■ **Given records**:
━━━━

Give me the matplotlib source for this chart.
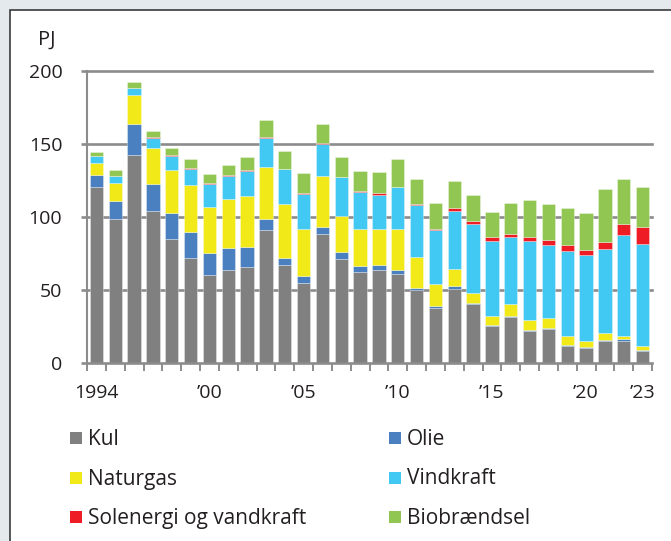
import numpy as np
import matplotlib.pyplot as plt
from matplotlib.patches import Rectangle

plt.rcParams['font.family'] = ['Open Sans', 'DejaVu Sans']

years = list(range(1994, 2024))
tick_years = [1994, 2000, 2005, 2010, 2015, 2020, 2023]
tick_labels = ['1994', '\u201900', '\u201905', '\u201910', '\u201915', '\u201920', '\u201923']

kul = [120.3, 98.4, 142.8, 103.9, 84.7, 71.8, 60.1, 63.6, 65.6, 90.9,
       67.0, 55.1, 88.2, 71.5, 62.6, 63.6, 60.8, 49.9, 38.0, 51.0,
       40.2, 25.1, 31.5, 21.7, 23.5, 11.4, 10.5, 15.3, 15.1, 8.2]
olie = [8.4, 12.3, 20.8, 18.7, 18.0, 17.9, 15.3, 15.2, 14.1, 8.0,
        5.2, 4.8, 5.2, 4.6, 3.5, 3.4, 2.8, 1.6, 1.2, 1.4,
        0.6, 0.7, 0.7, 0.7, 0.7, 0.7, 0.7, 0.7, 1.6, 0.9]
naturgas = [8.3, 12.8, 20.0, 25.0, 29.2, 32.2, 31.7, 33.7, 34.9, 35.5,
            36.9, 31.9, 34.8, 24.8, 25.7, 24.8, 28.2, 21.4, 15.2, 12.1,
            6.9, 6.6, 8.4, 7.3, 6.4, 6.6, 3.6, 4.3, 2.0, 2.3]
vindkraft = [5.0, 4.7, 4.8, 6.8, 10.0, 10.9, 15.7, 15.7, 17.1, 20.0,
             23.5, 23.9, 21.9, 26.4, 25.5, 23.5, 28.5, 35.3, 36.5, 39.7,
             47.5, 51.2, 45.5, 53.9, 50.0, 58.0, 59.4, 57.6, 69.2, 70.1]
sol_vand = [0.1, 0.1, 0.1, 0.4, 0.5, 0.9, 0.2, 0.4, 0.4, 0.4,
            0.4, 0.4, 0.3, 0.4, 0.4, 1.1, 0.4, 0.4, 0.9, 1.8,
            2.1, 2.5, 2.5, 2.5, 3.6, 3.9, 3.4, 5.2, 7.3, 11.7]
bio = [2.4, 3.7, 4.3, 4.4, 4.8, 6.2, 6.2, 6.7, 8.7, 11.5,
       12.3, 13.7, 13.2, 13.1, 14.0, 14.4, 19.2, 17.6, 18.0, 18.4,
       18.0, 17.3, 21.2, 25.3, 24.7, 25.3, 24.9, 35.9, 30.8, 27.3]

series = [
    ('Kul', kul, '#808080'),
    ('Olie', olie, '#4a80c0'),
    ('Naturgas', naturgas, '#f2e918'),
    ('Vindkraft', vindkraft, '#41c8f3'),
    ('Solenergi og vandkraft', sol_vand, '#ee1c25'),
    ('Biobrændsel', bio, '#92c653'),
]

W, H = 671, 541
fig = plt.figure(figsize=(W / 100, H / 100), dpi=100)
fig.patch.set_facecolor('#e4e9ee')
# white panel with dark border top/left
fig.patches.append(Rectangle((10 / W, -0.05), 1.1, 1.05 - 10 / H, transform=fig.transFigure,
                             facecolor='white', edgecolor='#3a3a3a', lw=1.2, zorder=-10))

ax = fig.add_axes([87 / W, 1 - 363 / H, 565 / W, 292 / H])
ax.set_facecolor('none')
grey = '#8c8c8c'
txt = '#231f20'

x = np.arange(len(years))
bottom = np.zeros(len(years))
for name, vals, col in series:
    ax.bar(x, vals, 0.7, bottom=bottom, color=col, edgecolor=(1, 1, 1, 0.45),
           linewidth=0.5, label=name, zorder=2)
    bottom += np.array(vals)

for yv in [50, 100, 150, 200]:
    ax.axhline(yv, color=grey, lw=1.9, zorder=0.5, clip_on=False)

ax.set_xlim(-0.5, len(years) - 0.5)
ax.set_ylim(0, 200)
ax.set_yticks([0, 50, 100, 150, 200])
ax.tick_params(axis='y', length=4.3, width=1.9, color=grey, pad=13.5,
               labelsize=14, labelcolor=txt)

ax.set_xticks(np.arange(len(years) + 1) - 0.5)
ax.set_xticklabels([])
ax.tick_params(axis='x', which='major', length=5.8, width=1.4, color=grey)
ax.set_xticks([years.index(y) for y in tick_years], minor=True)
ax.set_xticklabels(tick_labels, minor=True)
ax.tick_params(axis='x', which='minor', length=0, pad=15, labelsize=14, labelcolor=txt)

for s in ['top', 'right']:
    ax.spines[s].set_visible(False)
ax.spines['left'].set_color(grey)
ax.spines['left'].set_linewidth(1.5)
ax.spines['bottom'].set_color(grey)
ax.spines['bottom'].set_linewidth(1.9)

fig.text(38 / W, 1 - 45 / H, 'PJ', fontsize=14.5, color=txt, ha='left', va='baseline')

# legend, two columns
order = [0, 2, 4, 1, 3, 5]
col_x = [70, 389]
row_base = [445, 484.5, 524]
for k, idx in enumerate(order):
    name, _, col = series[idx]
    cx = col_x[k // 3]
    by = row_base[k % 3]
    fig.patches.append(Rectangle((cx / W, 1 - (by - 1) / H), 12 / W, 12 / H,
                                 transform=fig.transFigure, facecolor=col, edgecolor='none'))
    fig.text((cx + 18) / W, 1 - by / H, name, fontsize=15, color=txt,
             ha='left', va='baseline')

fig.savefig('out.png', dpi=100, facecolor=fig.get_facecolor())
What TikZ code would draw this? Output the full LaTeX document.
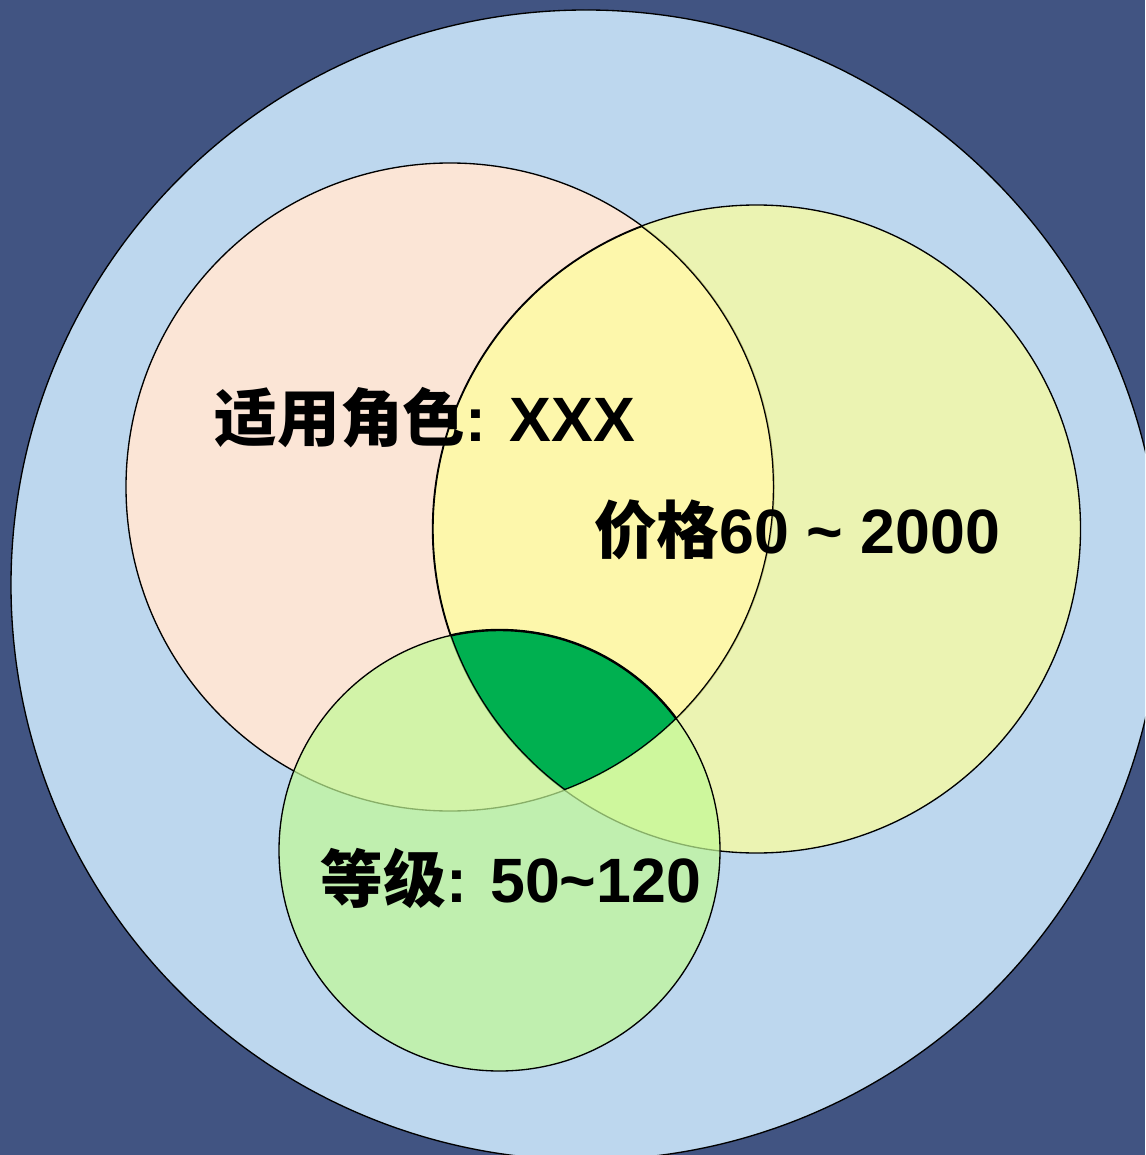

━━━━

■ **Task requirements**:
Every line from the top of the material above through the line with "18.0, 17.3, 21.2, 25.3, 24.7, 25.3, 24.9, 35.9, 30.8, 27.3]" should be duplicated exactly, please; leave out the pictures.

■ **Complete answer**:
Give me the matplotlib source for this chart.
import numpy as np
import matplotlib.pyplot as plt
from matplotlib.patches import Rectangle

plt.rcParams['font.family'] = ['Open Sans', 'DejaVu Sans']

years = list(range(1994, 2024))
tick_years = [1994, 2000, 2005, 2010, 2015, 2020, 2023]
tick_labels = ['1994', '\u201900', '\u201905', '\u201910', '\u201915', '\u201920', '\u201923']

kul = [120.3, 98.4, 142.8, 103.9, 84.7, 71.8, 60.1, 63.6, 65.6, 90.9,
       67.0, 55.1, 88.2, 71.5, 62.6, 63.6, 60.8, 49.9, 38.0, 51.0,
       40.2, 25.1, 31.5, 21.7, 23.5, 11.4, 10.5, 15.3, 15.1, 8.2]
olie = [8.4, 12.3, 20.8, 18.7, 18.0, 17.9, 15.3, 15.2, 14.1, 8.0,
        5.2, 4.8, 5.2, 4.6, 3.5, 3.4, 2.8, 1.6, 1.2, 1.4,
        0.6, 0.7, 0.7, 0.7, 0.7, 0.7, 0.7, 0.7, 1.6, 0.9]
naturgas = [8.3, 12.8, 20.0, 25.0, 29.2, 32.2, 31.7, 33.7, 34.9, 35.5,
            36.9, 31.9, 34.8, 24.8, 25.7, 24.8, 28.2, 21.4, 15.2, 12.1,
            6.9, 6.6, 8.4, 7.3, 6.4, 6.6, 3.6, 4.3, 2.0, 2.3]
vindkraft = [5.0, 4.7, 4.8, 6.8, 10.0, 10.9, 15.7, 15.7, 17.1, 20.0,
             23.5, 23.9, 21.9, 26.4, 25.5, 23.5, 28.5, 35.3, 36.5, 39.7,
             47.5, 51.2, 45.5, 53.9, 50.0, 58.0, 59.4, 57.6, 69.2, 70.1]
sol_vand = [0.1, 0.1, 0.1, 0.4, 0.5, 0.9, 0.2, 0.4, 0.4, 0.4,
            0.4, 0.4, 0.3, 0.4, 0.4, 1.1, 0.4, 0.4, 0.9, 1.8,
            2.1, 2.5, 2.5, 2.5, 3.6, 3.9, 3.4, 5.2, 7.3, 11.7]
bio = [2.4, 3.7, 4.3, 4.4, 4.8, 6.2, 6.2, 6.7, 8.7, 11.5,
       12.3, 13.7, 13.2, 13.1, 14.0, 14.4, 19.2, 17.6, 18.0, 18.4,
       18.0, 17.3, 21.2, 25.3, 24.7, 25.3, 24.9, 35.9, 30.8, 27.3]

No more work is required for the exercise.